There are very few situations were a singleton pattern is appropiated. You have to be sure that there is a mandatory need of one and only one instance of a class instance. Normally you don't have this design requirement, but people tend to make it up.
Connections should be released as soon as you're done with your unit of work. You should not keep a connection open forever so converting your connection to a singleton won't help to improve your application design.
Connection pooling mechanism manage the complexity for you so you don't have to worry about performance in relation to open and close connections since this is optimized by design.
Connecting to a database server typically consists of several time-consuming steps. A physical channel such as a socket or a named pipe must be established, the initial handshake with the server must occur, the connection string information must be parsed, the connection must be authenticated by the server, checks must be run for enlisting in the current transaction, and so on.

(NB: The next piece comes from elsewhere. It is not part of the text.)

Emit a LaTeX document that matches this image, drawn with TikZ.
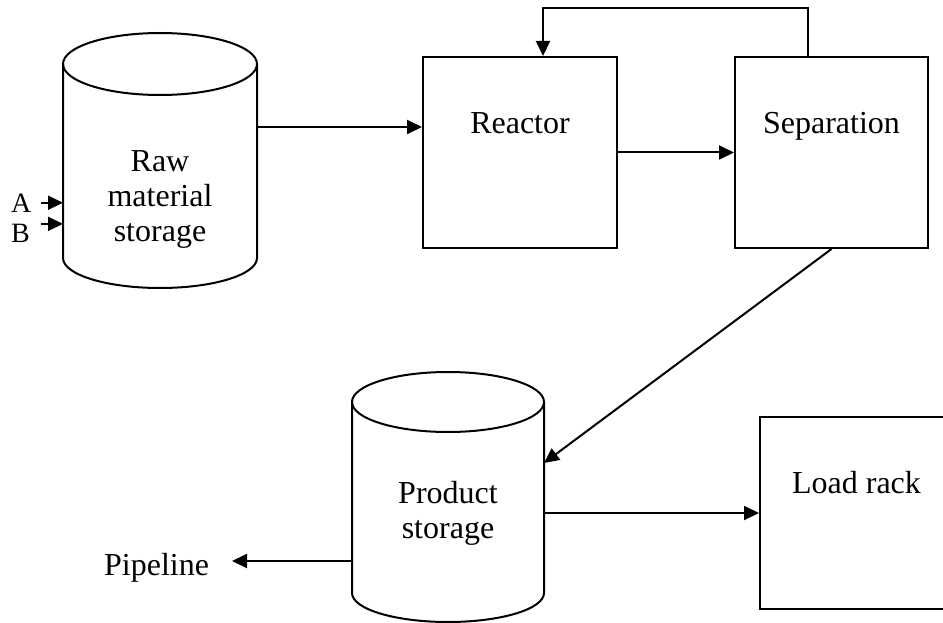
\documentclass[tikz,border=0pt]{standalone}
\usepackage{fontspec}
\setmainfont{Liberation Serif}
\usetikzlibrary{arrows.meta,calc}
\begin{document}
\begin{tikzpicture}[x=1pt,y=-1pt,
  line width=2pt,
  flow/.style={-{Triangle[length=15pt,width=14pt]}},
  unitbox/.style={draw, rectangle, inner sep=0pt, minimum width=193pt, minimum height=191pt},
  tankbody/.style={rectangle, inner sep=0pt, outer sep=0pt},
  lbl/.style={font=\fontsize{32}{35}\selectfont, align=center, inner sep=0pt},
  small/.style={font=\fontsize{28}{30}\selectfont, inner sep=0pt}
]
\useasboundingbox (0,0) rectangle (943,623);
\clip (0,0) rectangle (943,623);

% storage tanks (bodies used as anchors for the connectors)
\node[tankbody, minimum width=194pt, minimum height=194pt] (raw) at (160,161) {};
\draw (raw.north west) -- (raw.south west)
      arc[start angle=180, end angle=360, x radius=97pt, y radius=30pt] -- (raw.north east);
\draw (raw.north) ellipse [x radius=97pt, y radius=31pt];

\node[tankbody, minimum width=192pt, minimum height=191pt] (product) at (448,497.5) {};
\draw (product.north west) -- (product.south west)
      arc[start angle=180, end angle=360, x radius=96pt, y radius=29pt] -- (product.north east);
\draw (product.north) ellipse [x radius=96pt, y radius=30pt];

% process units
\node[unitbox, minimum width=194pt] (reactor) at (520,152.5) {};
\node[unitbox] (separation) at (831.5,152.5) {};
\node[unitbox, minimum height=192pt] (loadrack) at (856.5,513) {};

% labels
\node[lbl] (rawlbl) at (160,199) {Raw\\material\\storage};
\node[lbl, anchor=base] (reactorlbl) at (520,134) {Reactor};
\node[lbl, anchor=base] (separationlbl) at (831.5,134) {Separation};
\node[lbl, anchor=base] (loadracklbl) at (856.5,493) {Load rack};
\node[lbl] (productlbl) at (448,513.5) {Product\\storage};
\node[lbl, anchor=base east] (pipe) at (210,575) {Pipeline};
\node[small, anchor=base west] (ina) at (10,212) {A};
\node[small, anchor=base west] (inb) at (10,242) {B};

% feeds
\draw[flow] ([xshift=9pt]ina.east) coordinate (a1) -- (a1 -| raw.west);
\draw[flow] ([shift={(10pt,9pt)}]inb.east) coordinate (b1) -- (b1 -| raw.west);

% process flows
\draw[flow] ([yshift=34pt]raw.east) coordinate (r1) -- (r1 -| reactor.west);
\draw[flow] (reactor.east) -- (reactor.east -| separation.west);
\draw[flow] ([xshift=-23.5pt]separation.north) -- ++(0pt,48pt) -| ([xshift=23pt]reactor.north);
\draw[flow] (separation.south) -- ([yshift=34.5pt]product.east);
\draw[flow] (product.east |- loadrack.west) -- (loadrack.west);
\coordinate (pipetip) at ([xshift=22pt]pipe.east);
\draw[flow] ([yshift=-63.5pt]product.west) coordinate (p1) -- (p1 -| pipetip);
\end{tikzpicture}
\end{document}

In practice, most applications use only one or a few different configurations for connections. This means that during application execution, many identical connections will be repeatedly opened and closed. To minimize the cost of opening connections, ADO.NET uses an optimization technique called connection pooling.
Connection pooling reduces the number of times that new connections must be opened. The pooler maintains ownership of the physical connection. It manages connections by keeping alive a set of active connections for each given connection configuration. Whenever a user calls Open on a connection, the pooler looks for an available connection in the pool. If a pooled connection is available, it returns it to the caller instead of opening a new connection. When the application calls Close on the connection, the pooler returns it to the pooled set of active connections instead of closing it. Once the connection is returned to the pool, it is ready to be reused on the next Open call.